Key flags: --quick-wins (keywords near page 1), --top-queries (best performers), --pages (page-level), --trending (rising queries), --days (lookback period, default 28)

seo_health_report.py

Purpose: Monthly markdown summary combining GSC + Serper data into one report. Chapter: 8

python seo_health_report.py                   # Generate full monthly report

Key flags: --output (output directory), --period (reporting period)

Content Production Scripts

serp_content_analyzer.py

Purpose: Analyzes top-ranking pages for a keyword, generates content briefs with competitive gaps.

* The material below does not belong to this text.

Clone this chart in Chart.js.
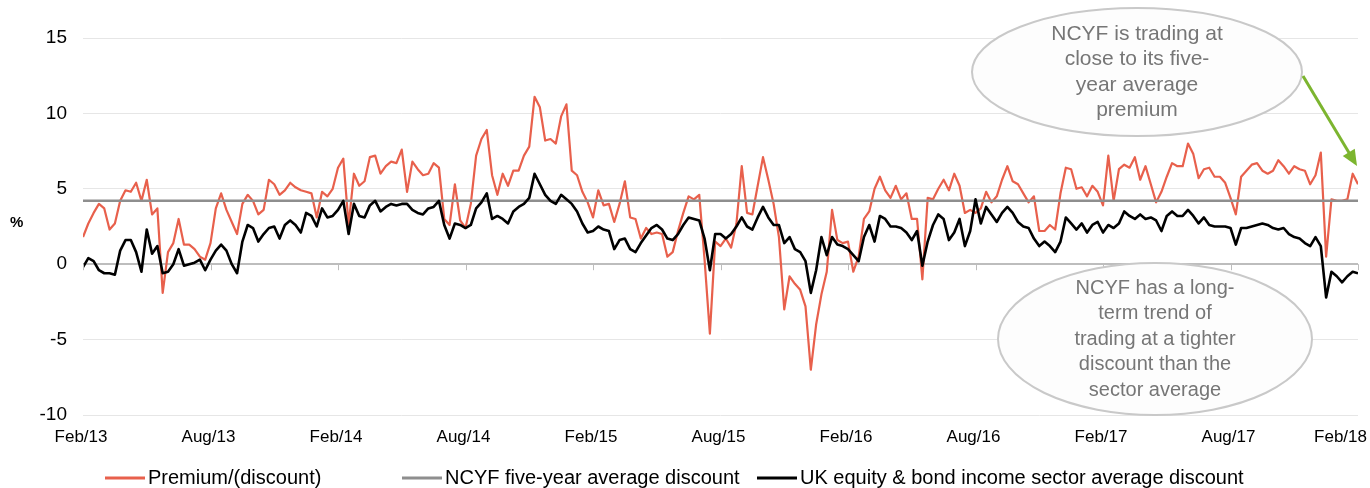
<!DOCTYPE html>
<html>
<head>
    <title>NCYF premium/(discount)</title>
    <style>
        body { margin: 0; background: #ffffff; }
        #chart-box { width: 1370px; height: 488px; position: relative; }
    </style>
</head>
<body>
    <div id="chart-box">
        <canvas id="discount-chart"></canvas>
    </div>

    <script src="https://cdn.jsdelivr.net/npm/chart.js"></script>
    <script>
        // x is months since Feb/13, one reading every quarter of a month
        const monthStep = 0.25;
        const xTickLabels = ['Feb/13', 'Aug/13', 'Feb/14', 'Aug/14', 'Feb/15', 'Aug/15', 'Feb/16', 'Aug/16', 'Feb/17', 'Aug/17', 'Feb/18'];

        // NCYF premium/(discount), %
        const premium = [
            1.8, 2.7, 3.4, 4.0, 3.7, 2.3, 2.7, 4.2, 4.9, 4.8, 5.4, 4.2, 5.6, 3.3, 3.7, -1.9, 0.8, 1.4, 3.0, 1.3, 1.3, 1.0, 0.5, 0.3, 1.4, 3.7, 4.7, 3.6,
            2.8, 2.0, 4.0, 4.6, 4.2, 3.3, 3.6, 5.6, 5.3, 4.6, 4.9, 5.4, 5.1, 4.9, 4.8, 4.7, 3.1, 4.8, 4.5, 5.0, 6.4, 7.0, 2.6, 6.0, 5.2, 5.5, 7.1, 7.2, 6.0, 6.5,
            6.8, 6.7, 7.6, 4.8, 6.8, 6.3, 5.9, 6.0, 6.7, 6.4, 3.0, 2.6, 5.3, 2.9, 2.4, 4.0, 7.2, 8.3, 8.9, 5.9, 4.6, 6.0, 5.2, 6.2, 6.2, 7.2, 7.8, 11.1, 10.4, 8.2,
            8.3, 8.0, 9.8, 10.6, 6.2, 5.9, 4.8, 4.1, 3.1, 4.9, 3.9, 4.0, 2.8, 4.0, 5.5, 3.1, 3.0, 1.7, 2.4, 2.0, 2.1, 2.0, 0.5, 0.8, 2.2, 3.4, 4.5, 4.3, 4.6, 0.3,
            -4.6, 1.5, 1.2, 1.7, 1.1, 2.7, 6.5, 3.4, 3.3, 5.2, 7.1, 5.6, 4.0, 1.8, -3.0, -0.8, -1.3, -1.7, -2.8, -7.0, -4.0, -2.0, -0.5, 3.6, 1.6, 1.4, 1.5, -0.5, 0.5, 3.0,
            3.5, 5.0, 5.8, 4.9, 4.4, 5.2, 4.3, 4.7, 3.0, 3.0, -1.0, 4.4, 4.3, 5.0, 5.6, 4.9, 6.0, 5.2, 3.4, 3.6, 3.4, 3.7, 4.8, 4.1, 4.5, 5.6, 6.5, 5.5, 5.3, 4.7,
            4.1, 4.5, 2.2, 2.2, 2.6, 2.3, 4.7, 6.4, 6.3, 5.0, 5.1, 4.5, 5.2, 4.8, 3.9, 7.2, 4.2, 6.3, 6.6, 6.4, 7.1, 5.6, 6.5, 5.3, 4.1, 4.8, 5.8, 6.7, 6.5, 6.5,
            8.0, 7.3, 5.7, 6.3, 6.4, 5.8, 5.8, 5.4, 4.4, 3.3, 5.8, 6.2, 6.6, 6.7, 6.2, 6.0, 6.2, 6.9, 6.5, 6.0, 6.5, 6.3, 6.2, 5.3, 5.9, 7.4, 0.5, 4.3, 4.2, 4.2, 4.3, 6.0, 5.3
        ];

        // UK equity & bond income sector average discount, %
        const sectorDiscount = [
            -0.2, 0.4, 0.2, -0.4, -0.6, -0.6, -0.7, 0.9, 1.6, 1.6, 0.8, -0.5, 2.3, 0.7, 1.2, -0.6, -0.5, 0.0, 1.0, -0.1, 0.0, 0.1, 0.3, -0.4, 0.3, 0.9, 1.3, 0.9,
            0.0, -0.6, 1.5, 2.6, 2.4, 1.5, 2.0, 2.4, 2.5, 1.7, 2.6, 2.9, 2.6, 2.1, 3.4, 3.2, 2.5, 3.7, 3.1, 3.2, 3.6, 4.2, 2.0, 4.0, 3.2, 3.1, 3.9, 4.2, 3.5, 3.8,
            4.0, 3.9, 4.0, 4.0, 3.6, 3.4, 3.3, 3.7, 3.8, 4.2, 2.6, 1.7, 2.7, 2.6, 2.4, 2.6, 3.7, 4.1, 4.7, 3.0, 3.2, 3.0, 2.7, 3.5, 3.8, 4.0, 4.4, 6.0, 5.3, 4.6,
            4.2, 4.0, 4.6, 4.3, 4.0, 3.5, 2.7, 2.1, 2.2, 2.5, 2.3, 2.2, 1.0, 1.6, 1.7, 1.0, 0.8, 1.4, 1.9, 2.4, 2.6, 2.3, 1.7, 1.6, 2.0, 2.6, 3.1, 3.0, 2.9, 1.7,
            -0.4, 2.0, 2.0, 1.7, 2.0, 2.5, 3.1, 2.5, 2.3, 3.1, 3.8, 3.1, 2.6, 2.6, 1.4, 1.8, 1.0, 0.8, 0.2, -1.9, -0.4, 1.8, 0.6, 1.8, 1.3, 1.2, 1.0, 0.6, 0.2, 1.8,
            2.6, 1.5, 3.2, 3.0, 2.5, 2.5, 2.4, 2.1, 1.6, 2.2, -0.1, 1.5, 2.6, 3.3, 3.0, 1.6, 2.1, 3.0, 1.2, 2.2, 4.3, 2.7, 3.8, 3.3, 2.8, 3.4, 3.8, 3.4, 2.8, 2.5,
            2.4, 1.7, 1.2, 1.5, 1.2, 0.8, 1.5, 3.1, 2.7, 2.3, 2.7, 2.1, 2.6, 2.8, 2.1, 2.6, 2.4, 2.7, 3.5, 3.2, 3.0, 3.3, 3.0, 3.1, 2.9, 2.2, 3.2, 3.5, 3.2, 3.2,
            3.6, 3.2, 2.7, 3.1, 2.6, 2.5, 2.5, 2.5, 2.4, 1.3, 2.4, 2.4, 2.5, 2.6, 2.7, 2.6, 2.4, 2.3, 2.4, 2.0, 1.8, 1.7, 1.4, 1.2, 1.8, 1.2, -2.2, -0.5, -0.8, -1.2, -0.8, -0.5, -0.6
        ];

        // NCYF five-year average, %
        const avgDiscount = 4.2;

        const seriesNames = ['Premium/(discount)', 'NCYF five-year average discount', 'UK equity & bond income sector average discount'];
        const seriesColors = ['#e8604c', '#8e8e8e', '#000000'];

        const noteTop = ['NCYF is trading at', 'close to its five-', 'year average', 'premium'];
        const noteBottom = ['NCYF has a long-', 'term trend of', 'trading at a tighter', 'discount than the', 'sector average'];

        const fontFamily = '"Liberation Sans", Arial, sans-serif';
        const lastMonth = (premium.length - 1) * monthStep;

        function toPoints(values) {
            return values.map((v, i) => ({ x: i * monthStep, y: v }));
        }

        // Draw a grey ellipse callout with centred text
        function drawNote(ctx, cx, cy, rx, ry, lines, size) {
            ctx.save();
            ctx.beginPath();
            ctx.ellipse(cx, cy, rx, ry, 0, 0, Math.PI * 2);
            ctx.fillStyle = '#fdfdfd';
            ctx.fill();
            ctx.lineWidth = 2;
            ctx.strokeStyle = '#c9c9c9';
            ctx.stroke();
            ctx.fillStyle = '#767676';
            ctx.font = size + 'px ' + fontFamily;
            ctx.textAlign = 'center';
            ctx.textBaseline = 'middle';
            const lineHeight = 25.5;
            const top = cy - (lines.length - 1) * lineHeight / 2;
            lines.forEach((line, i) => ctx.fillText(line, cx, top + i * lineHeight));
            ctx.restore();
        }

        const extrasPlugin = {
            id: 'extras',
            afterDraw(chart) {
                const ctx = chart.ctx;
                const area = chart.chartArea;
                const xs = chart.scales.x;
                const ys = chart.scales.y;
                const y0 = ys.getPixelForValue(0);

                ctx.save();
                // small tick marks on the zero axis, date labels under the plot
                ctx.strokeStyle = '#bdbdbd';
                ctx.lineWidth = 1;
                ctx.fillStyle = '#000';
                ctx.font = '17px ' + fontFamily;
                ctx.textAlign = 'center';
                ctx.textBaseline = 'middle';
                xTickLabels.forEach((label, i) => {
                    const px = xs.getPixelForValue(i * 6);
                    const x = Math.round(px) + 0.5;
                    ctx.beginPath();
                    ctx.moveTo(x, y0);
                    ctx.lineTo(x, y0 + 6);
                    ctx.stroke();
                    const half = ctx.measureText(label).width / 2;
                    ctx.fillText(label, Math.min(px - 2, chart.width - 3 - half), area.bottom + 22);
                });

                // axis unit
                ctx.font = 'bold 15px ' + fontFamily;
                ctx.textAlign = 'left';
                ctx.fillText('%', 10, (area.top + area.bottom) / 2 - 4);

                // callouts
                drawNote(ctx, 1137, 72, 165, 64, noteTop, 21);
                drawNote(ctx, 1155, 339, 157, 76, noteBottom, 20);

                // green arrow to the latest premium
                const x1 = 1303, y1 = 76, x2 = 1357, y2 = 166;
                const ang = Math.atan2(y2 - y1, x2 - x1);
                ctx.strokeStyle = '#7cb52f';
                ctx.fillStyle = '#7cb52f';
                ctx.lineWidth = 3;
                ctx.beginPath();
                ctx.moveTo(x1, y1);
                ctx.lineTo(x2 - 12 * Math.cos(ang), y2 - 12 * Math.sin(ang));
                ctx.stroke();
                ctx.beginPath();
                ctx.moveTo(x2, y2);
                ctx.lineTo(x2 - 16 * Math.cos(ang) + 7 * Math.sin(ang), y2 - 16 * Math.sin(ang) - 7 * Math.cos(ang));
                ctx.lineTo(x2 - 16 * Math.cos(ang) - 7 * Math.sin(ang), y2 - 16 * Math.sin(ang) + 7 * Math.cos(ang));
                ctx.closePath();
                ctx.fill();

                // legend along the bottom
                const legendX = [105, 402, 757];
                const ly = 478;
                ctx.font = '20px ' + fontFamily;
                ctx.textAlign = 'left';
                ctx.textBaseline = 'middle';
                seriesNames.forEach((name, i) => {
                    ctx.strokeStyle = seriesColors[i];
                    ctx.lineWidth = 3;
                    ctx.beginPath();
                    ctx.moveTo(legendX[i], ly);
                    ctx.lineTo(legendX[i] + 40, ly);
                    ctx.stroke();
                    ctx.fillStyle = '#000';
                    ctx.fillText(name, legendX[i] + 43, ly);
                });
                ctx.restore();
            }
        };

        const ctx = document.getElementById('discount-chart').getContext('2d');
        new Chart(ctx, {
            type: 'line',
            data: {
                datasets: [
                    {
                        label: seriesNames[0],
                        data: toPoints(premium),
                        borderColor: seriesColors[0],
                        borderWidth: 2.2,
                        order: 3
                    },
                    {
                        label: seriesNames[1],
                        data: [{ x: 0, y: avgDiscount }, { x: lastMonth, y: avgDiscount }],
                        borderColor: seriesColors[1],
                        borderWidth: 2.5,
                        order: 2
                    },
                    {
                        label: seriesNames[2],
                        data: toPoints(sectorDiscount),
                        borderColor: seriesColors[2],
                        borderWidth: 2.6,
                        order: 1
                    }
                ]
            },
            options: {
                responsive: true,
                maintainAspectRatio: false,
                animation: false,
                layout: { padding: { left: 0, right: 12, top: 38, bottom: 40 } },
                elements: {
                    point: { radius: 0 },
                    line: { tension: 0, borderJoinStyle: 'round' }
                },
                plugins: {
                    legend: { display: false },
                    tooltip: { enabled: false }
                },
                scales: {
                    x: {
                        type: 'linear',
                        min: 0,
                        max: lastMonth,
                        grid: { display: false, drawTicks: false },
                        border: { display: false },
                        // labels are drawn by the extras plugin so the last one can stay inside the canvas
                        ticks: { display: false },
                        afterFit(scale) {
                            scale.height = 33;
                            scale.paddingLeft = 0;
                            scale.paddingRight = 0;
                        }
                    },
                    y: {
                        min: -10,
                        max: 15,
                        afterFit(scale) { scale.width = 83; },
                        grid: {
                            drawTicks: false,
                            color: (c) => c.tick.value === 0 ? '#bdbdbd' : '#e6e6e6',
                            lineWidth: (c) => c.tick.value === 0 ? 2 : 1
                        },
                        border: { display: false },
                        ticks: {
                            stepSize: 5,
                            padding: 16,
                            color: '#000',
                            font: { family: fontFamily, size: 19 }
                        }
                    }
                }
            },
            plugins: [extrasPlugin]
        });
    </script>
</body>
</html>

Chapter: 3

python serp_content_analyzer.py --keyword "target keyword"
python serp_content_analyzer.py --keyword "target keyword" --depth 10

Key flags: --keyword (target keyword), --depth (number of SERP results to analyze, default 10), --output (output directory)

headline_demand_research.py

Purpose: Scores headline candidates on 6 axes. Checks autocomplete demand. Enforces the 33-character Gmail subject line rule. Chapter: 4

python headline_demand_research.py "target keyword"
python headline_demand_research.py "target keyword" --offline
python headline_demand_research.py "target keyword" --candidates 10

Key flags: --offline (score without API calls), --candidates (number of headline variations to generate), --output (output file)

voice_gate.py

Purpose: Pre-publish quality gate — checks for banned phrases, structural limits, returns PASS/FAIL. Chapter: 4

python voice_gate.py your-draft.md
python voice_gate.py your-draft.md --fix      # Suggest specific replacements
python voice_gate.py your-draft.md --strict   # Enforce stricter limits

Key flags: --fix (suggest replacements for violations), --strict (lower thresholds), --config (custom banned phrases file)

content_queue_builder.py

Purpose: Reads content archives, clusters topics, outputs a ranked content queue. Chapter: 4

python content_queue_builder.py --config

Key flags: --config (use config file), --output (output file)

Off-Page Scripts

Purpose: Finds brand mentions linking to social profiles instead of your website — identifies link reclamation opportunities. Chapter: 6

python backlink_prospector.py                 # Find all reclamation opportunities

Key flags: --output (output directory). Reads brand name and founder name from seo_config.yaml.

Purpose: Monthly brand mention tracking — diffs against previous run to surface new and lost mentions. Chapter: 6

python backlink_monitor.py                    # Run monthly check
python backlink_monitor.py --baseline         # Establish first snapshot

Key flags: --baseline (create initial snapshot), --output (output directory)

brand_mention_tracker.py

Purpose: Tracks brand mentions across the web, Reddit, Quora — monitors category association strength for AEO. Chapter: 7

python brand_mention_tracker.py               # Run monthly tracking
python brand_mention_tracker.py --baseline    # Establish baseline counts

Key flags: --baseline (create initial snapshot), --output (output directory). Reads category associations from seo_config.yaml.